Mark Twain said that "there are liars, damned liars and statistics" - with Sarbanes-Oxley, there are 'liars, damned liars and accountants.'
During a boom, all sort of excesses come out. People in leadership cut corners, behave badly, downright cheat - because everyone else seems to be doing it. In the bust that follows, there is a witchhunt to put the most visible fallen leaders in jail. A remarkable legacy of this psychology is with what was once THE premier company in the world - AT&T. During the boom, Worldcom (their biggest competitor) was cooking the books. The Worldcom leader is one of those CEOs who deserves to be spending time in a little gray cell, maybe with a big bad biker dude as a cellmate. During the boom AT&T was constantly criticized for not being able to run the business as efficiently as Worldcom. As a consequence, the CEO was unable to get capital cheaply enough to execute his plan, which was otherwise strategically sound. After the bust, Worldcom restated its results, and lo and behold, AT&T was actually MORE efficient during that period. But the damage had been done - AT&T broke itself into four pieces and is a shadow of its former glory.
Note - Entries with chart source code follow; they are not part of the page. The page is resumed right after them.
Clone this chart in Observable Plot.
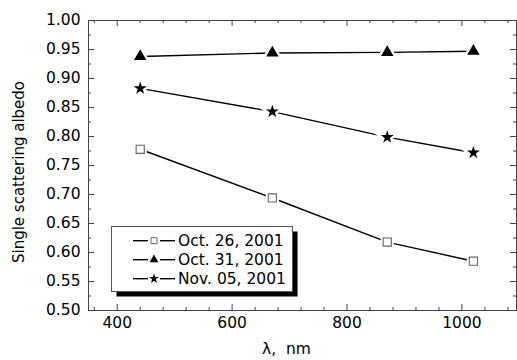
<!DOCTYPE html>
<html><head><meta charset="utf-8">
<script src="https://cdn.jsdelivr.net/npm/d3@7"></script>
<script src="https://cdn.jsdelivr.net/npm/@observablehq/plot@0.6"></script>
<style>
body{margin:0;background:#fff;}
#wrap{position:relative;width:517px;height:360px;font-family:"DejaVu Sans",sans-serif;}
#wrap svg{display:block;}
#legend{position:absolute;left:0;top:0;pointer-events:none;}
</style></head><body><div id="wrap"></div>
<script>
// ---- data ----
const wavelengths = [440, 670, 870, 1020];
const seriesNames = ["Oct. 26, 2001", "Oct. 31, 2001", "Nov. 05, 2001"];
const oct26 = [0.778, 0.694, 0.618, 0.585];
const oct31 = [0.938, 0.944, 0.945, 0.947];
const nov05 = [0.883, 0.843, 0.799, 0.772];
const xTickLabels = [400, 600, 800, 1000];
const yTickLabels = [0.50, 0.55, 0.60, 0.65, 0.70, 0.75, 0.80, 0.85, 0.90, 0.95, 1.00];
const xLabel = "λ,\u00a0 nm";
const yLabel = "Single scattering albedo";

// ---- layout ----
const W = 517, H = 360, mL = 88, mR = 1, mT = 20, mB = 50;
const pw = W - mL - mR, ph = H - mT - mB;
const xMinor = d3.range(360, 1095, 40).filter(d => !xTickLabels.includes(d));
const yMinor = d3.range(0.525, 1.0, 0.05);

const values = [oct26, oct31, nov05];
const rows = seriesNames.flatMap((s, i) => wavelengths.map((w, j) => ({series: s, x: w, y: values[i][j]})));
const bySeries = s => rows.filter(d => d.series === s);

const frameCol = "#444";
const chart = Plot.plot({
  width: W, height: H,
  marginLeft: mL, marginRight: mR, marginTop: mT, marginBottom: mB,
  style: {fontFamily: "DejaVu Sans", fontSize: "15.5px", color: "#000", background: "#fff"},
  x: {domain: [350, 1095]},
  y: {domain: [0.5, 1.0]},
  marks: [
    Plot.tickX(xTickLabels, {x: d => d, insetTop: ph - 6, stroke: frameCol}),
    Plot.tickX(xTickLabels, {x: d => d, insetBottom: ph - 6, stroke: frameCol}),
    Plot.tickX(xMinor, {x: d => d, insetTop: ph - 3, stroke: frameCol}),
    Plot.tickX(xMinor, {x: d => d, insetBottom: ph - 3, stroke: frameCol}),
    Plot.tickY(yTickLabels, {y: d => d, insetRight: pw - 6, stroke: frameCol}),
    Plot.tickY(yTickLabels, {y: d => d, insetLeft: pw - 6, stroke: frameCol}),
    Plot.tickY(yMinor, {y: d => d, insetRight: pw - 3, stroke: frameCol}),
    Plot.tickY(yMinor, {y: d => d, insetLeft: pw - 3, stroke: frameCol}),
    Plot.frame({stroke: frameCol}),
    Plot.axisX(xTickLabels, {tickSize: 0, tickPadding: 6, label: null, tickFormat: d3.format("d"), fontSize: 15.5}),
    Plot.axisY(yTickLabels, {tickSize: 0, tickPadding: 8, label: null, tickFormat: d3.format(".2f"), fontSize: 15.5}),
    Plot.line(rows, {x: "x", y: "y", z: "series", stroke: "#000", strokeWidth: 1.4}),
    Plot.dot(bySeries(seriesNames[0]), {x: "x", y: "y", symbol: "square", r: 4.6, fill: "#fff", stroke: "#fff", strokeWidth: 5}),
    Plot.dot(bySeries(seriesNames[1]), {x: "x", y: "y", symbol: "triangle", r: 4.6, fill: "#fff", stroke: "#fff", strokeWidth: 5}),
    Plot.dot(bySeries(seriesNames[2]), {x: "x", y: "y", symbol: "star", r: 4.1, fill: "#fff", stroke: "#fff", strokeWidth: 5}),
    Plot.dot(bySeries(seriesNames[0]), {x: "x", y: "y", symbol: "square", r: 4.6, fill: "#fff", stroke: "#666", strokeWidth: 1.1}),
    Plot.dot(bySeries(seriesNames[1]), {x: "x", y: "y", symbol: "triangle", r: 4.6, fill: "#000", stroke: "none"}),
    Plot.dot(bySeries(seriesNames[2]), {x: "x", y: "y", symbol: "star", r: 4.1, fill: "#000", stroke: "none"}),
    Plot.text([yLabel], {text: d => d, frameAnchor: "left", rotate: -90, textAnchor: "middle", lineAnchor: "top", dx: -75, dy: 6.5, fontSize: 15}),
    Plot.text([xLabel], {text: d => d, frameAnchor: "bottom", textAnchor: "middle", lineAnchor: "middle", dx: -16, dy: 39, fontSize: 15.5})
  ]
});
document.getElementById("wrap").appendChild(chart);

// ---- legend overlay ----
const lg = d3.select("#wrap").append("svg").attr("id", "legend").attr("width", W).attr("height", H);
const box = {x: 111.5, y: 226.5, w: 181, h: 65};
lg.append("rect").attr("x", box.x + 5).attr("y", box.y + 5).attr("width", box.w).attr("height", box.h).attr("fill", "#000");
lg.append("rect").attr("x", box.x).attr("y", box.y).attr("width", box.w).attr("height", box.h).attr("fill", "#fff").attr("stroke", "#555");
const legSym = [
  {type: d3.symbolSquare, size: 36, fill: "#fff", stroke: "#666"},
  {type: d3.symbolTriangle, size: 34, fill: "#000", stroke: "none"},
  {type: d3.symbolStar, size: 30, fill: "#000", stroke: "none"}
];
seriesNames.forEach((s, i) => {
  const cy = 240.7 + i * 19;
  lg.append("line").attr("x1", 133).attr("x2", 148).attr("y1", cy).attr("y2", cy).attr("stroke", "#000").attr("stroke-width", 1.4);
  lg.append("line").attr("x1", 160).attr("x2", 175).attr("y1", cy).attr("y2", cy).attr("stroke", "#000").attr("stroke-width", 1.4);
  lg.append("path").attr("d", d3.symbol(legSym[i].type, legSym[i].size)()).attr("transform", `translate(154,${cy})`)
    .attr("fill", legSym[i].fill).attr("stroke", legSym[i].stroke);
  lg.append("text").attr("x", 178).attr("y", cy + 5.6).attr("font-family", "DejaVu Sans").attr("font-size", 15.5).attr("fill", "#000").text(s);
});
</script>
</body></html>
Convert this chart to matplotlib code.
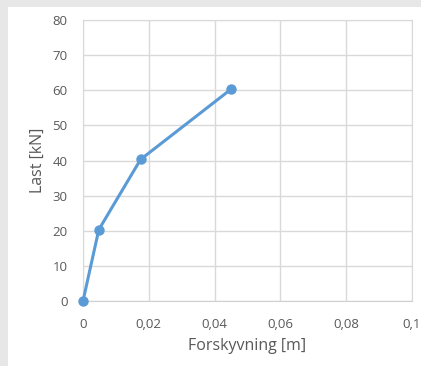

All due to bad accounting and crooked competition!
It does matter very much that accountants perform with integrity and our business leaders exemplify the values that adhere to leadership at such a level - honesty, hard work, virtue. The capitalist system is based on three legs - free people (democracy), free markets (capitalism), and civic virtue (morality in business). We should not forget the fundamental importance of the third leg.